Il est 8 heures du matin ici. Mais vous le savez sans doute.
Je vais vous expliquer un petit peu comment fonctionnent nos comités. Nous sommes en situation de gouvernement minoritaire, et des questions vous seront donc posées par des députés du parti au pouvoir ainsi que par des députés membres de l'opposition. Nous avons quatre députés du parti au pouvoir, le Parti conservateur. Nous avons quatre membres du Parti libéral. Nous avons deux députés du Bloc et un néo-démocrate; je sais que certains d'entre vous vous êtes entretenus au fil du temps et au fil des années avec M. Martin au sujet de la pauvreté.
Je suis, bien sûr, le président du comité, et je suis membre du Parti conservateur.
Voilà qui vous donne une petite idée de qui nous sommes. Une fois que vous aurez chacun eu vos dix minutes, nous passerons à des tours de sept minutes, suivis par des tours de cinq minutes, de questions et de réponses. Nous ferons le tour de la table afin que tous les membres du comité aient l'occasion de vous poser des questions.

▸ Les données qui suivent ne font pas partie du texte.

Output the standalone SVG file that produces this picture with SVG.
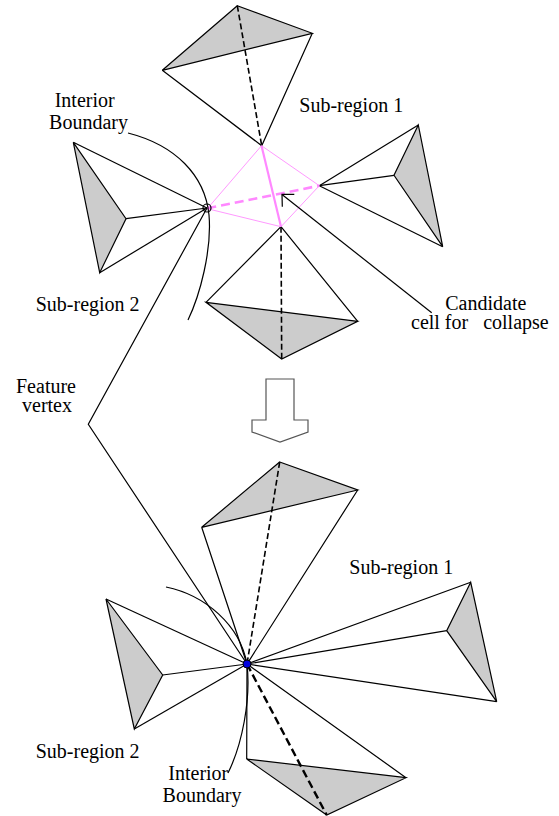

Encore une fois, merci beaucoup d'avoir réorganisé vos emplois du temps afin de vous libérer pour nous. Merci également de votre obligeance en vous mettant à notre disposition une heure plus tôt aujourd'hui afin que nous puissions tenir notre réunion et avoir aujourd'hui une discussion exhaustive avec vous tout en pouvant aller voter.
Et merci, monsieur Savage, de votre suggestion.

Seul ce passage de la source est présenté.